Lloyd’s in high level talks over Ukraine wheat cover

Lloyd’s is said to be in talks with the United Nations and the UK government having been approached to create a consortium that would insure the shipment of wheat and other food stuffs from Ukraine.

As the political row over the export of wheat from the war-torn country continues talks are underway to have the necessary insurance in place of the creation of safe passage corridors in the Black Sea, currently the subject of the naval blockade by Russia as it continues to persecute its invasion of the country.

It is estimated that at present there is around 22 million tonnes of grain trapped in Ukraine, which with Russia account for almost a third of the world’s wheat supply. Ukrainian grain is said to be relied on to feed millions across the world and the UN is keen to see the deadlock broken and exports resume. Ukraine is also a major exporter of corn, barley, sunflower oil and rapeseed oil.

The situation is compounded by the fact the second wave of Ukraine’s harvest is just weeks away and unless shipments resume there will not be enough storage capacity, putting the crops in severe danger of being lost.

The UN’s World Food Programme (WFP) has been increasing pressure on Russia to ease the blockade citing the growing global hunger crisis.

Earlier this month WFP Executive Director David Beasley said: “Right now, Ukraine’s grain silos are full. At the same time, 44 million people around the world are marching towards starvation.

“We have to open up these ports so that food can move in and out of Ukraine. The world demands it because hundreds of millions of people globally depend on these supplies.”

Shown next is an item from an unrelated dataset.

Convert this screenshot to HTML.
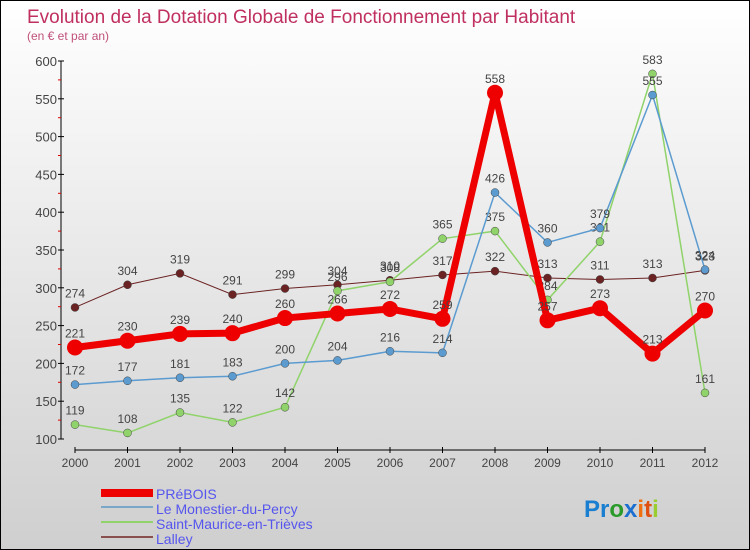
<!DOCTYPE html>
<html><head><meta charset="utf-8"><style>
body{margin:0}
#c{width:748px;height:548px;border:1px solid #000;background:linear-gradient(#fff,#cfcfcf);position:relative;font-family:"Liberation Sans",sans-serif}
</style></head><body>
<div id="c">
<svg id="s" width="748" height="548" style="position:absolute;left:0;top:0">
<text x="26" y="22" font-size="19" fill="#c0305f">Evolution de la Dotation Globale de Fonctionnement par Habitant</text>
<text x="26" y="39" font-size="12" fill="#c0507a">(en € et par an)</text>
<g id="axes"></g><g id="series"></g>
<g>
<rect x="100" y="488" width="52" height="8" fill="#e00"/>
<rect x="100" y="505" width="52" height="2" fill="#7aa6c8"/>
<rect x="100" y="520" width="52" height="2" fill="#8fd36a"/>
<rect x="100" y="535" width="52" height="2" fill="#8a5050"/>
<text x="155" y="498" font-size="14" fill="#5555ee">PRéBOIS</text>
<text x="155" y="513" font-size="14" fill="#5555ee">Le Monestier-du-Percy</text>
<text x="155" y="528" font-size="14" fill="#5555ee">Saint-Maurice-en-Trièves</text>
<text x="155" y="543" font-size="14" fill="#5555ee">Lalley</text>
</g>
<text x="583" y="516" font-size="24" font-weight="bold"><tspan fill="#1a7fd0">Pr</tspan><tspan fill="#2a9a2a">o</tspan><tspan fill="#1a6fd0">x</tspan><tspan fill="#f07010">i</tspan><tspan fill="#e05010">t</tspan><tspan fill="#9acd32">i</tspan></text>
</svg></div>
<script>
const years=[2000,2001,2002,2003,2004,2005,2006,2007,2008,2009,2010,2011,2012];
const prebois=[221,230,239,240,260,266,272,259,558,257,273,213,270];
const monestier=[172,177,181,183,200,204,216,214,426,360,379,555,324];
const stmaurice=[119,108,135,122,142,296,308,365,375,284,361,583,161];
const lalley=[274,304,319,291,299,304,310,317,322,313,311,313,323];
const yTicks=[100,150,200,250,300,350,400,450,500,550,600];
const NS="http://www.w3.org/2000/svg";
const X=i=>74+i*52.5, Y=v=>438-(v-100)*0.756;
function mk(t,a,p){const e=document.createElementNS(NS,t);for(const k in a)e.setAttribute(k,a[k]);p.appendChild(e);return e;}
const ax=document.getElementById('axes');
let e=mk('line',{x1:60,y1:Y(600),x2:60,y2:Y(100),stroke:'#000'},ax);

e=mk('line',{x1:X(0),y1:449,x2:X(12),y2:449,stroke:'#000'},ax);

yTicks.forEach((v,i)=>{mk('line',{x1:57,y1:Y(v),x2:63,y2:Y(v),stroke:'#000'},ax);
 if(i<yTicks.length-1)mk('line',{x1:57,y1:Y(v+25),x2:60,y2:Y(v+25),stroke:'#d00'},ax);
 const t=mk('text',{x:56,y:Y(v)+5,'text-anchor':'end','font-size':13,fill:'#444'},ax);t.textContent=v;
 });
years.forEach((y,i)=>{mk('line',{x1:X(i),y1:446,x2:X(i),y2:452,stroke:'#000'},ax);
 const t=mk('text',{x:X(i),y:466,'text-anchor':'middle','font-size':12,fill:'#444'},ax);t.textContent=y;
 });
const sg=document.getElementById('series');
function series(d,col,w,r,name){const g=mk('g',{},sg);
 
 mk('polyline',{points:d.map((v,i)=>X(i)+','+Y(v)).join(' '),fill:'none',stroke:col,'stroke-width':w},g);
 d.forEach((v,i)=>{const c=mk('circle',{cx:X(i),cy:Y(v),r:r,fill:col,stroke:w>3?col:'#444','stroke-width':w>3?0:0.5},g);
  
  const t=mk('text',{x:X(i),y:Y(v)-10,'text-anchor':'middle','font-size':12,fill:'#444'},g);t.textContent=v;
  });}
series(lalley,'#6b2222',1,4,'series-lalley');
series(stmaurice,'#8fd36a',1.5,4,'series-saint-maurice');
series(monestier,'#5b9bd0',1.5,4,'series-monestier');
series(prebois,'#ee0000',7,8,'series-prebois');
</script>
</body></html>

“We’re running out of time and the cost of inaction will be higher than anyone can imagine,” he added. “I urge all parties involved to allow this food to get out of Ukraine to where it’s desperately needed so we can avert the looming threat of famine.”

If the consortium is established it is likely to mirror a similar scheme created some years ago to facilitate food and aid deliveries to the Yemen. Under the scheme the UN assumed the first tranche of the risk, with the London market underwriting the excess of loss programme to keep premium costs to manageable levels.

However, there are still significant hurdles to overcome, not in the least the Russian refusal to allow the export of wheat corn and sunflower oil.

Russian deputy foreign minister, Andrei Rudenko, said that Moscow would be willing to create a “humanitarian corridor” for vessels carrying food to leave Ukraine, in exchange for the removal of trade sanctions and financial restrictions.

The waters around the ports have also been heavily mined with the Russians saying that the mines would need to be cleared by Ukraine, with both sides disputing which laid the mines.

Speaking in Davos, at the World Economic Forum, Ukrainian foreign minister Dmytro Kuleba said Ukraine was ready to agree on safe corridors in principle — but that it was not sure if it could trust Russia to abide by any agreement.

The issue, he said, was “how to guarantee that the moment we will create this safe passage and the entry to the harbour is demined, how to make sure that at night or early in the morning, Russia will not violate the agreement on the safe passage and its military vessels will not sneak into the harbour and attack Odesa.”

Sources confirmed that Lloyd’s CEO, John Neal, has been in discussions on the potential for such a scheme but any coverage would be predicated on the establishment of safe passage corridors.

The other issue would be the source of the capacity. While the UK government may allow insurers to cover the export of food stuffs, it is thought to be unlikely that US owned entities would be involved given the sanctions regime currently in place.

It is estimated that at present there is around 22 million tonnes of grain trapped in Ukraine, which with Russia account for almost a third of the world’s wheat supply. Ukrainian grain is said to be relied on to feed millions across the world and the UN is keen to see the deadlock broken and exports resume.